The last part is titled “Family resemblance” and it tells us about similar models or other brands that used the same movement. It also has a bit of extra history still this section brings other watch companies to our attention.
The very first watch the authors describe is an Omega from 1913. Then comes a Breitling from 1915, the Lémania 13CH, 15 CH from 1932 and so on until we reach the last watch in the timeline. That is the TDBK chronograph from 1973. As I already mentioned choosing 30 out of many is a hard task. The 30th watch is a bit of a cheat as it is not 1 but another 9 further examples the authors thought the book has to contain. These are smaller one-page sections without the “Family resemblance” or the “Expert Opinion” parts. It is very similar to the first section of the previous 29 chapters, telling us the history of the watch.
The last few pages of Chronographs for Collectors contain the terminology with a nicely illustrated chronograph movement and its parts. Then comes a small but useful two-page French/English glossary with photos for easier understanding. The last part is the Index, for your convenience.

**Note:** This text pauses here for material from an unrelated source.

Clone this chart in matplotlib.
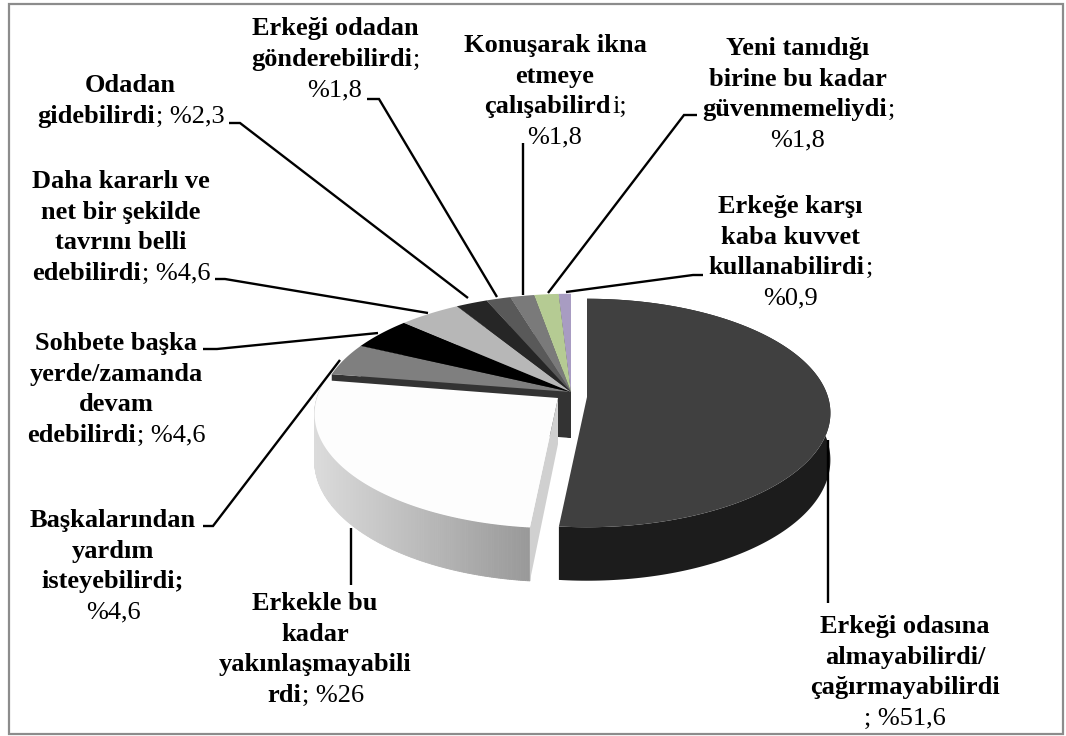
import numpy as np
import matplotlib
matplotlib.use('Agg')
import matplotlib.pyplot as plt
from matplotlib.patches import Rectangle

# Slices, clockwise from the top
values = [51.6, 26, 4.6, 4.6, 4.6, 2.3, 1.8, 1.8, 1.8, 0.9]
top_colors = ['#404040', '#fdfdfd', '#7f7f7f', '#000000', '#b7b7b7',
              '#262626', '#595959', '#7a7a7a', '#b5cb93', '#a89cc2']

# Label lines, "bold|regular"
labels = [
    ['Erkeği odasına', 'almayabilirdi/', 'çağırmayabilirdi', '|; %51,6'],
    ['Erkekle bu', 'kadar', 'yakınlaşmayabili', 'rdi|; %26'],
    ['Başkalarından', 'yardım', 'isteyebilirdi;', '|%4,6'],
    ['Sohbete başka', 'yerde/zamanda', 'devam', 'edebilirdi|; %4,6'],
    ['Daha kararlı ve', 'net bir şekilde', 'tavrını belli', 'edebilirdi|; %4,6'],
    ['Odadan', 'gidebilirdi|; %2,3'],
    ['Erkeği odadan', 'gönderebilirdi|;', '|%1,8'],
    ['Konuşarak ikna', 'etmeye', 'çalışabilird|i;', '|%1,8'],
    ['Yeni tanıdığı', 'birine bu kadar', 'güvenmemeliydi|;', '|%1,8'],
    ['Erkeğe karşı', 'kaba kuvvet', 'kullanabilirdi|;', '|%0,9'],
]
label_x = [905, 315, 113, 116, 121, 130, 335, 555, 798, 790]
label_y = [633, 610, 527, 350, 188, 92, 35, 52, 55, 213]

# Leader lines (pixels of the picture)
leaders = [
    [(828, 440), (828, 603)],
    [(351, 528), (351, 585)],
    [(203, 526), (213, 526), (340, 360)],
    [(203, 349), (217, 349), (378, 333)],
    [(215, 279), (225, 279), (428, 313)],
    [(229, 123), (240, 123), (468, 298)],
    [(367, 99), (379, 99), (497, 297)],
    [(523, 143), (523, 295)],
    [(697, 115), (684, 115), (548, 293)],
    [(703, 275), (693, 275), (566, 292)],
]

# Where each slice's tip sits once exploded
tips = [(587, 397), (558, 398)] + [(571, 392)] * 8

RX, RY, K, DROP = 241, 112, 0.14, 46
RX_BACK = 248
LINE_H = 30.6


def project(theta, tip, rx=RX):
    # perspective view of the disc, back of the pie is smaller
    u, v = np.sin(theta), np.cos(theta)
    w = 1 + K * v
    return tip[0] + rx * u / w, tip[1] - RY * v / w, DROP / w


def draw_label(lines, cx, y0):
    for i, line in enumerate(lines):
        bold, _, regular = line.partition('|')
        y = y0 + i * LINE_H
        parts = []
        for s, weight in [(bold, 'bold'), (regular, 'normal')]:
            if s:
                t = ax.text(0, y, s, family='Liberation Serif', fontsize=19,
                            weight=weight, va='baseline', ha='left', color='black')
                parts.append(t)
        widths = [t.get_window_extent(renderer).width for t in parts]
        x = cx - sum(widths) / 2
        for t, wd in zip(parts, widths):
            t.set_x(x)
            x += wd + 1


fig = plt.figure(figsize=(10.66, 7.36), dpi=100)
ax = fig.add_axes([0, 0, 1, 1])
ax.set_xlim(0, 1066)
ax.set_ylim(736, 0)
ax.axis('off')
renderer = fig.canvas.get_renderer()

ax.add_patch(Rectangle((8.5, 4), 1054.5, 730, fill=False, edgecolor='#8c8c8c', lw=1.6))

edges = np.radians(np.cumsum([0] + values) / sum(values) * 360)

# back slices first: side faces, then tops
for i in range(2, len(values)):
    for a in (edges[i], edges[i + 1]):
        x, y, d = project(a, tips[i], RX_BACK)
        ax.fill([tips[i][0], x, x, tips[i][0]], [tips[i][1], y, y + d, tips[i][1] + DROP],
                color='#333333', lw=0)
for i in range(2, len(values)):
    th = np.linspace(edges[i], edges[i + 1], 30)
    x, y, d = project(th, tips[i], RX_BACK)
    ax.fill(np.r_[tips[i][0], x], np.r_[tips[i][1], y], color=top_colors[i], lw=0)

# white slice: gradient wall, face and top
tip = tips[1]
th = np.linspace(edges[1], edges[2], 200)
x, y, d = project(th, tip)
for j in range(len(th) - 1):
    g = 0.60 + 0.26 * (x[0] - x[j]) / (x[0] - x.min())
    ax.fill([x[j], x[j + 1], x[j + 1], x[j]],
            [y[j], y[j + 1], y[j + 1] + d[j + 1], y[j] + d[j]],
            color=(g, g, g), lw=0.6)
ax.fill([tip[0], x[0], x[0], tip[0]], [tip[1], y[0], y[0] + d[0], tip[1] + DROP],
        color='#d0d0d0', lw=0)
ax.fill(np.r_[tip[0], x], np.r_[tip[1], y], color=top_colors[1], lw=0)

# dark slice
tip = tips[0]
th = np.linspace(edges[0], edges[1], 200)
x, y, d = project(th, tip)
ax.fill(np.r_[x, x[::-1]], np.r_[y, (y + d)[::-1]], color='#1c1c1c', lw=0)
ax.fill(np.r_[tip[0], x], np.r_[tip[1], y], color=top_colors[0], lw=0)

for pts in leaders:
    ax.plot([p[0] for p in pts], [p[1] for p in pts], color='black', lw=1.7,
            solid_capstyle='butt', solid_joinstyle='miter')

for lines, lx, ly in zip(labels, label_x, label_y):
    draw_label(lines, lx, ly)

fig.savefig('out.png', dpi=100)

Who, where, how should buy?
Chronographs for Collectors, besides the target group that is mentioned in the title, we think it deserves a larger audience. Anyone who is interested in various watches but also in the history of brands and how their technology evolved should buy a copy. I have seen many books dealing with similar topics and I’m comfortable to say that this is one of the best examples so far. The versatility but also the easy-to-understand explanation of certain technical elements makes the book enjoyable to read. It contains tons of useful information. For collectors as well as for those who just started getting into this topic. You can order the Chronogrphs for Collectors from the Time2Tell.com website for €145 + shipping. It’s a must-have for any watch enthusiast’s library and a great reference for building your collection. Oh, and how cool is that hologram picture on the front cover?